Two sides to an argument

Sometimes, there is only one side to the argument, though I can't think of when. Certainly, when I am trying to make a point on which I am right with Jane, she always has a different one. This human nature point is quite important: there will be many Cypriots blaming Germany for lending them too much: is a nice article on the psychology of lending and borrowing. Or, I am alas on the chubby side: whose fault is that: well, mine clearly, for eating too much, eating the wrong things, and exercising too little. But it is also the manufacturer's and retailers fault for selling me sausage rolls, fish and chips, and chocolate; and Jane's fault, for having a well stocked fridge, and making things I like. But Jane opted for an easier life by providing food her husband prefers, and the retailers take their profit, and the Government takes its tax.

Or the parent-child example: the child doesn't get outside enough, preferring Nintendo, Facebook or Ant and Dec: but the parent could have limited Internet, TV or gaming hours, and encouraged or made the child go out: but the parent gained some peace and quiet from letting the child play indoors.


And so to the Germans. German manufacturers sold Mercedes and Porsches to Greeks, who borrowed from their banks to fund these purchases; or borrowed from the car companies themselves, on HP or lease terms. And the German Government or Central Banks lent to the Greek Government, to fund motorway improvements, agricultural investments, lazy civil servants, young pensioners.

Why did the Germans do this? Because it was in their interests to do this, or they thought it was: the sale of the car recorded a profit, which could result in a dividend paid out to Herr Schmidt of Dusseldorf; and Herr Schmidt's share portfolio and his pension plan rose whilst Porsche kept recording ever increasing sales.
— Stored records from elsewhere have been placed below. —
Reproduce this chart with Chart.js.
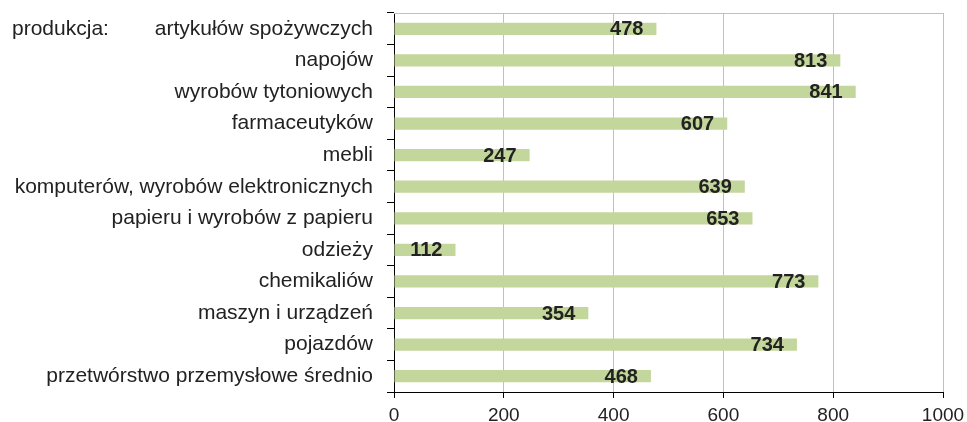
<!DOCTYPE html>
<html>
<head>
<meta charset="utf-8">
<script src="https://cdn.jsdelivr.net/npm/chart.js@4/dist/chart.umd.min.js"></script>
<style>
  html, body { margin: 0; padding: 0; background: #fff; }
  #wrap { width: 967px; height: 422px; }
</style>
</head>
<body>
<div id="wrap"><canvas id="chart"></canvas></div>
<script>
  // Categories and values
  const categories = [
    "artykułów spożywczych",
    "napojów",
    "wyrobów tytoniowych",
    "farmaceutyków",
    "mebli",
    "komputerów, wyrobów elektronicznych",
    "papieru i wyrobów z papieru",
    "odzieży",
    "chemikaliów",
    "maszyn i urządzeń",
    "pojazdów",
    "przetwórstwo przemysłowe średnio"
  ];
  const values = [478, 813, 841, 607, 247, 639, 653, 112, 773, 354, 734, 468];
  const xTicks = [0, 200, 400, 600, 800, 1000];
  const groupLabel = "produkcja:";

  const textColor = "#222";
  const fontFamily = "'Liberation Sans', Arial, sans-serif";

  // Gray line along the top of the plot area
  const plotFrame = {
    id: "plotFrame",
    beforeDatasetsDraw(chart) {
      const { ctx, chartArea: a } = chart;
      ctx.save();
      ctx.strokeStyle = "#c0c0c0";
      ctx.lineWidth = 1;
      ctx.beginPath();
      ctx.moveTo(a.left, a.top + 0.5);
      ctx.lineTo(a.right, a.top + 0.5);
      ctx.stroke();
      ctx.restore();
    }
  };

  // Value labels at the end of each bar, plus the group label
  const barLabels = {
    id: "barLabels",
    afterDatasetsDraw(chart) {
      const { ctx } = chart;
      const meta = chart.getDatasetMeta(0);
      ctx.save();
      ctx.font = "bold 20px " + fontFamily;
      ctx.fillStyle = textColor;
      ctx.textAlign = "right";
      ctx.textBaseline = "middle";
      meta.data.forEach((bar, i) => {
        ctx.fillText(String(values[i]), bar.x - 13, bar.y + 1);
      });
      ctx.font = "21px " + fontFamily;
      ctx.textAlign = "left";
      const y0 = chart.scales.y.getPixelForValue(0);
      ctx.fillText(groupLabel, 12, y0);
      ctx.restore();
    }
  };

  new Chart(document.getElementById("chart"), {
    type: "bar",
    data: {
      labels: categories,
      datasets: [{
        data: values,
        backgroundColor: "#c3d69b",
        borderWidth: 0,
        barPercentage: 0.39,
        categoryPercentage: 1.0
      }]
    },
    options: {
      indexAxis: "y",
      responsive: true,
      maintainAspectRatio: false,
      animation: false,
      layout: {
        padding: { left: 0, right: 24, top: 13, bottom: 0 }
      },
      plugins: {
        legend: { display: false },
        tooltip: { enabled: false }
      },
      scales: {
        x: {
          min: 0,
          max: 1000,
          afterBuildTicks(scale) {
            scale.ticks = xTicks.map(v => ({ value: v }));
          },
          afterFit(scale) {
            scale.height = 30;
            scale.paddingLeft = 0;
            scale.paddingRight = 0;
          },
          grid: {
            color: "#c0c0c0",
            tickColor: "#000",
            tickLength: 6,
            lineWidth: 1
          },
          border: { display: true, color: "#000", width: 1 },
          ticks: {
            color: textColor,
            padding: 6,
            maxRotation: 0,
            font: { size: 19, family: fontFamily },
            callback: (v) => String(v)
          }
        },
        y: {
          afterFit(scale) {
            scale.width = 394;
            scale.paddingTop = 0;
            scale.paddingBottom = 0;
          },
          grid: {
            drawOnChartArea: false,
            drawTicks: true,
            tickLength: 7,
            tickColor: "#000",
            offset: true
          },
          border: { display: true, color: "#000", width: 1 },
          ticks: {
            color: textColor,
            padding: 14,
            autoSkip: false,
            font: { size: 21, family: fontFamily }
          }
        }
      }
    },
    plugins: [plotFrame, barLabels]
  });
</script>
</body>
</html>
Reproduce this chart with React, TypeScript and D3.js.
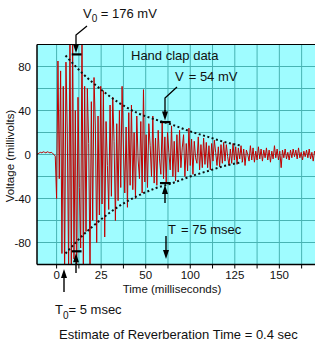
import React from "react";
import * as d3 from "d3";

// ---------- data ----------
const SAMPLE_START = -11.25; // ms, time of first sample
const SAMPLE_STEP = 0.75; // ms between samples

// pre-trigger ripple (t < 0)
const preSignal = [0, 0.5, 1.5, 2, 1.5, 2.5, 2, 1.5, 2.5, 2, 1.5, 2, 1, 0, -1.5];

// hand-clap signal (mV), from t = 0
const clapSignal = [
  -40, 85, -22, 76, -90, 62, -110, 84, 20, -105, 120,
  -115, 110, -95, 40, -120, 52, -30, -85, 105, -100, 62,
  -70, 60, 10, -105, 48, -60, 70, 25, -80, 35, -55, 62,
  -45, 58, -75, 30, -10, -50, 45, -38, 52, 12, -60, 28,
  -42, 40, -30, 62, 5, -35, 25, -48, 38, -28, 45,
  -32, 20, -40, 35, -5, -22, 30, -35, 59, -25, 18,
  -30, 28, 8, -20, 35, -26, 15, -28, 22, -4, -18, 30,
  -22, 16, -25, 20, 2, -14, 26, -20, 12, -24, 18,
  -16, 22, -12, 6, 18, -20, 10, -15, 24, -10, 14,
  -18, 12, -3, -8, 16, -14, 9, -12, 15, -9, 11,
  -12, 8, -14, 10, -6, 13, 2, -10, 7, -11, 9,
  -8, 11, -6, 9, -2, -10, 5, -8, 10, -5, 7,
  -9, 6, -4, 8, -7, 5, -10, 4, 0, -6, 8,
  -5, 6, -7, 3, -5, 7, -4, 5, -6, 4,
  -3, 6, -5, 4, -7, 3, -4, 8, -3, 5,
  -5, 3, -12, 4, -3, 5, -4, 2, -5, 4,
  -3, 5, -2, 4, -4, 6, -3, 2, -5, 3,
  -2, 4, -3, 5, -4, 2, -6, 3, -2, 4,
  -3, 2, -4, 5, -2, 3, -3, 4,
];

// decay envelope
const envelopeT = [5, 15, 25, 35, 45, 55, 65, 75, 85, 95, 104];
const envelopeUpper = [90, 73, 59, 47, 38, 32, 27, 21, 16, 11, 8];
const envelopeLower = [-90, -73, -59, -47, -38, -31, -26, -20, -15, -10, -7];

const xGridValues = d3.range(0, 140, 12.5);
const xTickValues = [0, 25, 50, 75, 100, 125];
const xTickLabels = ["0", "25", "50", "100", "125", "150"];
const yGridValues = d3.range(-80, 81, 20);
const yTickValues = [80, 40, 0, -40, -80];
const yTickLabels = ["80", "40", "0", "-40", "-80"];

// annotation anchors (data units)
const v0BarT = [8.5, 14]; // ms
const v0Level = [91, -88];
const vBarT = [58, 64];
const vLevel = [29.5, -26];

// ---------- layout ----------
const W = 328;
const H = 348;
const L = 37,
  R = 315,
  T = 44.5,
  B = 264.5;
const FONT = "'Liberation Sans', Arial, Helvetica, sans-serif";
const BG = "#9ffcff";
const GRID = "#48b3b3";
const RED = "#c00000";

function Arrow({ x, y1, y2, tip }: { x: number; y1: number; y2: number; tip: "down" | "up" }) {
  const hw = 3,
    hh = 9;
  const tipY = tip === "down" ? y2 : y1;
  const baseY = tip === "down" ? y2 - hh : y1 + hh;
  const shaftStart = tip === "down" ? y1 : baseY;
  const shaftEnd = tip === "down" ? baseY : y2;
  return (
    <g>
      <line x1={x} x2={x} y1={shaftStart} y2={shaftEnd} stroke="#000" strokeWidth={1.4} />
      <path d={`M${x - hw},${baseY} L${x + hw},${baseY} L${x},${tipY} Z`} fill="#000" />
    </g>
  );
}

export default function App() {
  const x = d3.scaleLinear().domain([-11, 145]).range([L, R]);
  const y = d3.scaleLinear().domain([-100, 100]).range([B, T]);

  const samples = [...preSignal, ...clapSignal];
  const line = d3
    .line<number>()
    .x((_, i) => x(SAMPLE_START + i * SAMPLE_STEP))
    .y((d) => y(d));

  const env = d3
    .line<number>()
    .x((_, i) => x(envelopeT[i]))
    .y((d) => y(d))
    .curve(d3.curveMonotoneX);

  return (
    <svg width={W} height={H} style={{ display: "block", position: "absolute", left: 0, top: 0 }} fontFamily={FONT}>
      <defs>
        <clipPath id="plot">
          <rect x={L} y={T} width={R - L} height={B - T} />
        </clipPath>
      </defs>
      <rect width={W} height={H} fill="#fff" />
      <rect x={L} y={T} width={R - L} height={B - T} fill={BG} />
      {xGridValues.map((v) => (
        <line key={"gx" + v} x1={x(v)} x2={x(v)} y1={T} y2={B} stroke={GRID} strokeWidth={1} />
      ))}
      {yGridValues.map((v) => (
        <line key={"gy" + v} x1={L} x2={R} y1={y(v)} y2={y(v)} stroke={GRID} strokeWidth={1} />
      ))}

      <g clipPath="url(#plot)">
        <path d={line(samples) || ""} fill="none" stroke={RED} strokeWidth={1} strokeLinejoin="bevel" />
        <path d={env(envelopeUpper) || ""} fill="none" stroke="#111" strokeWidth={2} strokeDasharray="2 2.5" />
        <path d={env(envelopeLower) || ""} fill="none" stroke="#111" strokeWidth={2} strokeDasharray="2 2.5" />
      </g>

      {/* axes */}
      <line x1={L} x2={R} y1={T} y2={T} stroke="#000" strokeWidth={1.2} />
      <line x1={L} x2={L} y1={T} y2={B} stroke="#000" strokeWidth={1.5} />
      <line x1={L} x2={R} y1={B} y2={B} stroke="#000" strokeWidth={1.5} />
      {xGridValues.map((v) => (
        <line key={"tx" + v} x1={x(v)} x2={x(v)} y1={B} y2={B + 4} stroke="#000" strokeWidth={1} />
      ))}
      {xTickValues.map((v, i) => (
        <text key={"lx" + v} x={x(v)} y={279} fontSize={11.5} textAnchor="middle" fill="#111">
          {xTickLabels[i]}
        </text>
      ))}
      {yTickValues.map((v, i) => (
        <text key={"ly" + v} x={31} y={y(v) + 4} fontSize={11.5} textAnchor="end" fill="#111">
          {yTickLabels[i]}
        </text>
      ))}
      <text x={172} y={292.5} fontSize={11.5} textAnchor="middle" fill="#111">
        Time (milliseconds)
      </text>
      <text transform="translate(14,156) rotate(-90)" fontSize={11.5} textAnchor="middle" fill="#111">
        Voltage (millivolts)
      </text>

      {/* bars */}
      {v0Level.map((lv) => (
        <line key={"b0" + lv} x1={x(v0BarT[0])} x2={x(v0BarT[1])} y1={y(lv)} y2={y(lv)} stroke="#000" strokeWidth={2.2} />
      ))}
      {vLevel.map((lv) => (
        <line key={"b1" + lv} x1={x(vBarT[0])} x2={x(vBarT[1])} y1={y(lv)} y2={y(lv)} stroke="#000" strokeWidth={2.2} />
      ))}

      {/* V0 annotation */}
      <text x={83} y={17.5} fontSize={13} fill="#111">
        V<tspan fontSize={10} dy={4.5}>0</tspan>
        <tspan dy={-4.5}> = 176 mV</tspan>
      </text>
      <polyline points="87,26 76,35 76,45" fill="none" stroke="#000" strokeWidth={1.3} />
      <Arrow x={76} y1={44} y2={y(v0Level[0]) - 1.5} tip="down" />
      <Arrow x={76} y1={y(v0Level[1]) + 2} y2={273} tip="up" />

      {/* Hand clap label */}
      <text x={131} y={59.5} fontSize={13} fill="#111">
        Hand clap data
      </text>

      {/* V annotation */}
      <text x={175} y={81} fontSize={13} fill="#111">
        V<tspan dx={5}>= 54 mV</tspan>
      </text>
      <polyline points="177,87 165,98 165,112" fill="none" stroke="#000" strokeWidth={1.3} />
      <Arrow x={165} y1={110} y2={y(vLevel[0]) - 1.5} tip="down" />
      <Arrow x={165} y1={y(vLevel[1]) + 2} y2={203} tip="up" />

      {/* T annotation */}
      <text x={168} y={233.5} fontSize={13} fill="#111">
        T<tspan dx={5}>= 75 msec</tspan>
      </text>
      <Arrow x={166} y1={236} y2={259} tip="down" />

      {/* T0 annotation */}
      <Arrow x={64} y1={269} y2={292} tip="up" />
      <text x={55} y={314} fontSize={13} fill="#111">
        T<tspan fontSize={10} dy={4.5}>0</tspan>
        <tspan dy={-4.5}>= 5 msec</tspan>
      </text>

      <text x={59} y={339} fontSize={13} fill="#111">
        Estimate of Reverberation Time = 0.4 sec
      </text>
    </svg>
  );
}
So when he read in the papers about Greece's pending debt problems, did he worry? Not early enough, the Greeks were paying good interest rates on their debt, and they hadn't defaulted before, at least in Herr Schmidt's memory. We tend to forget the things we don't want to remember: how many Brits remember that Britain has defaulted on its debts before now?


In summary, the Greeks and the Cypriots shouldn't have borrowed; should have taxed themselves more; should have spent less, and retired later. But other Governments, bankers and lenders generally permitted this, encouraged it, making good profits in the meantime: or so they thought: we now know they were unreserved, they should have realised that the chubby child of husband would me day be their even bigger problem, but it is human nature to ignore such future possibilities.

Shakespeare was right: everything is in Polonius's three lines.